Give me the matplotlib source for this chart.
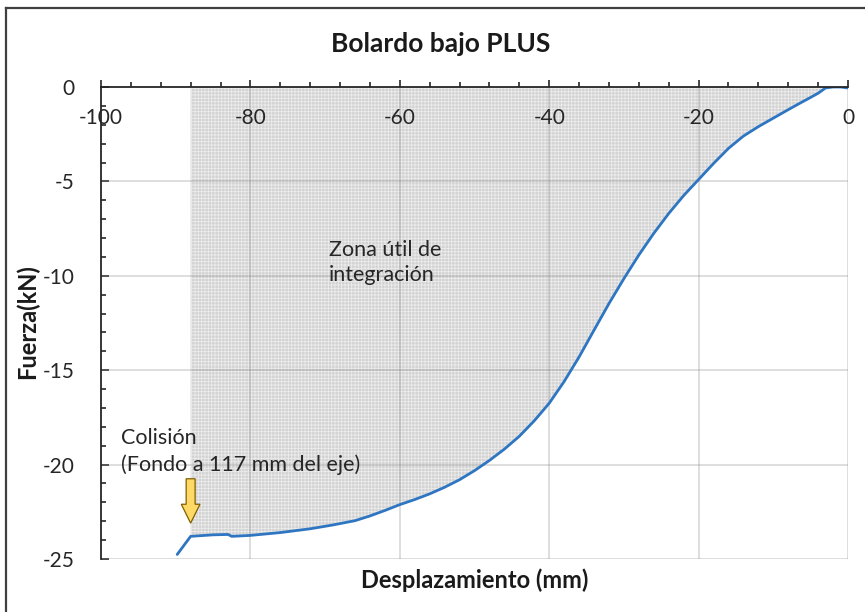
import matplotlib
matplotlib.use("Agg")
import matplotlib.pyplot as plt
import numpy as np
from matplotlib.lines import Line2D
from matplotlib.patches import FancyArrow

plt.rcParams['font.family'] = ['Lato', 'DejaVu Sans']
plt.rcParams['hatch.linewidth'] = 0.6

# Data
disp = [-89.8, -88.0, -85, -83, -82.5, -80, -76, -72, -69, -66, -64, -62, -60, -58, -56,
        -54, -52, -50, -48, -46, -44, -42, -40, -38, -36, -34, -32, -30, -28, -26, -24,
        -22, -20, -18, -16, -14, -12, -10, -8, -6.4, -5, -4, -3, -2, -1, 0]
force = [-24.76, -23.8, -23.72, -23.7, -23.8, -23.75, -23.6, -23.4, -23.2, -22.97, -22.72,
         -22.43, -22.12, -21.85, -21.55, -21.2, -20.8, -20.32, -19.78, -19.18, -18.5, -17.68,
         -16.75, -15.6, -14.3, -12.88, -11.47, -10.15, -8.9, -7.75, -6.7, -5.75, -4.9,
         -4.05, -3.25, -2.6, -2.1, -1.65, -1.2, -0.85, -0.55, -0.33, -0.05, 0.0, 0.0,
         -0.05]
zone_start = -88
x_ticks = [-100, -80, -60, -40, -20, 0]
y_ticks = [0, -5, -10, -15, -20, -25]

disp = np.array(disp)
force = np.array(force)

fig = plt.figure(figsize=(8.65, 6.12), dpi=100)
ax = fig.add_axes([101/865, 1-559/612, 747/865, 472/612])
ax.set_xlim(-100, 0)
ax.set_ylim(-25, 0)

# shaded zone
xs = np.concatenate([[zone_start], disp[disp > zone_start]])
ys = np.interp(xs, disp, force)
ax.fill_between(xs, ys, 0, facecolor='#d2d2d2', edgecolor='#ececec', hatch='+++++',
                linewidth=0, zorder=1)

# grid
for xv in x_ticks[1:]:
    ax.axvline(xv, color='#7f7f7f', alpha=0.3, lw=1.2, zorder=2)
for yv in y_ticks[1:]:
    ax.axhline(yv, color='#7f7f7f', alpha=0.3, lw=1.2, zorder=2)

ax.plot(disp, force, color='#2E75C2', lw=2.0, zorder=4, solid_capstyle='round',
        solid_joinstyle='round')

# spines
for s in ['bottom', 'right']:
    ax.spines[s].set_visible(False)
for s in ['top', 'left']:
    ax.spines[s].set_color('#262626')
    ax.spines[s].set_linewidth(1.3)
    ax.spines[s].set_zorder(5)

ax.xaxis.set_ticks_position('top')
ax.set_xticks(x_ticks)
ax.set_xticks(np.arange(-100, 1, 4), minor=True)
ax.tick_params(axis='x', which='major', direction='out', length=5, width=1.2, color='#262626',
               labeltop=False, labelbottom=False)
ax.tick_params(axis='x', which='minor', direction='out', length=3.5, width=1.2, color='#262626')
for xv in x_ticks:
    ax.text(xv, -1.62, str(xv), ha='center', va='center', fontsize=15, color='#262626', zorder=6)

ax.set_yticks(y_ticks)
ax.set_yticks(np.arange(-25, 0.5, 1), minor=True)
ax.set_yticklabels([str(v) for v in y_ticks])
ax.tick_params(axis='y', which='major', direction='in', length=6, width=1.2, color='#262626',
               labelsize=15, labelcolor='#262626', pad=19)
ax.tick_params(axis='y', which='minor', direction='in', length=3.5, width=1.2, color='#262626')

# annotations
ax.text(-69.5, -9.3, 'Zona útil de\nintegración', fontsize=15.5, color='#262626',
        va='center', ha='left', linespacing=1.35)
ax.text(-97.3, -19.3, 'Colisión\n(Fondo a 117 mm del eje)', fontsize=15.5, color='#262626',
        va='center', ha='left', linespacing=1.35)
ax.add_patch(FancyArrow(-88, -20.75, 0, -2.35, width=1.2, head_width=2.5, head_length=1.0,
                        length_includes_head=True, fc='#FFD966', ec='#7f6000', lw=0.9,
                        zorder=6))

fig.text(441/865, 1-44/612, 'Bolardo bajo PLUS', ha='center', va='center',
         fontsize=19, fontweight='bold', color='#1a1a1a')
fig.text(475/865, 1-580/612, 'Desplazamiento (mm)', ha='center', va='center',
         fontsize=17, fontweight='bold', color='#1a1a1a')
fig.text(27/865, 1-322/612, 'Fuerza(kN)', ha='center', va='center', rotation=90,
         fontsize=17, fontweight='bold', color='#1a1a1a')

# outer frame (top and left)
fig.add_artist(Line2D([6/865, 1], [1-8/612, 1-8/612], color='#404040', lw=1.6))
fig.add_artist(Line2D([6/865, 6/865], [0, 1-8/612], color='#404040', lw=1.6))

fig.savefig('out.png', dpi=100)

--

Without any pictures, reproduce the lines from the first one in the material through the line that has "ax.spines[s].set_zorder(5)", exactly as they appear.

Task result —
Give me the matplotlib source for this chart.
import matplotlib
matplotlib.use("Agg")
import matplotlib.pyplot as plt
import numpy as np
from matplotlib.lines import Line2D
from matplotlib.patches import FancyArrow

plt.rcParams['font.family'] = ['Lato', 'DejaVu Sans']
plt.rcParams['hatch.linewidth'] = 0.6

# Data
disp = [-89.8, -88.0, -85, -83, -82.5, -80, -76, -72, -69, -66, -64, -62, -60, -58, -56,
        -54, -52, -50, -48, -46, -44, -42, -40, -38, -36, -34, -32, -30, -28, -26, -24,
        -22, -20, -18, -16, -14, -12, -10, -8, -6.4, -5, -4, -3, -2, -1, 0]
force = [-24.76, -23.8, -23.72, -23.7, -23.8, -23.75, -23.6, -23.4, -23.2, -22.97, -22.72,
         -22.43, -22.12, -21.85, -21.55, -21.2, -20.8, -20.32, -19.78, -19.18, -18.5, -17.68,
         -16.75, -15.6, -14.3, -12.88, -11.47, -10.15, -8.9, -7.75, -6.7, -5.75, -4.9,
         -4.05, -3.25, -2.6, -2.1, -1.65, -1.2, -0.85, -0.55, -0.33, -0.05, 0.0, 0.0,
         -0.05]
zone_start = -88
x_ticks = [-100, -80, -60, -40, -20, 0]
y_ticks = [0, -5, -10, -15, -20, -25]

disp = np.array(disp)
force = np.array(force)

fig = plt.figure(figsize=(8.65, 6.12), dpi=100)
ax = fig.add_axes([101/865, 1-559/612, 747/865, 472/612])
ax.set_xlim(-100, 0)
ax.set_ylim(-25, 0)

# shaded zone
xs = np.concatenate([[zone_start], disp[disp > zone_start]])
ys = np.interp(xs, disp, force)
ax.fill_between(xs, ys, 0, facecolor='#d2d2d2', edgecolor='#ececec', hatch='+++++',
                linewidth=0, zorder=1)

# grid
for xv in x_ticks[1:]:
    ax.axvline(xv, color='#7f7f7f', alpha=0.3, lw=1.2, zorder=2)
for yv in y_ticks[1:]:
    ax.axhline(yv, color='#7f7f7f', alpha=0.3, lw=1.2, zorder=2)

ax.plot(disp, force, color='#2E75C2', lw=2.0, zorder=4, solid_capstyle='round',
        solid_joinstyle='round')

# spines
for s in ['bottom', 'right']:
    ax.spines[s].set_visible(False)
for s in ['top', 'left']:
    ax.spines[s].set_color('#262626')
    ax.spines[s].set_linewidth(1.3)
    ax.spines[s].set_zorder(5)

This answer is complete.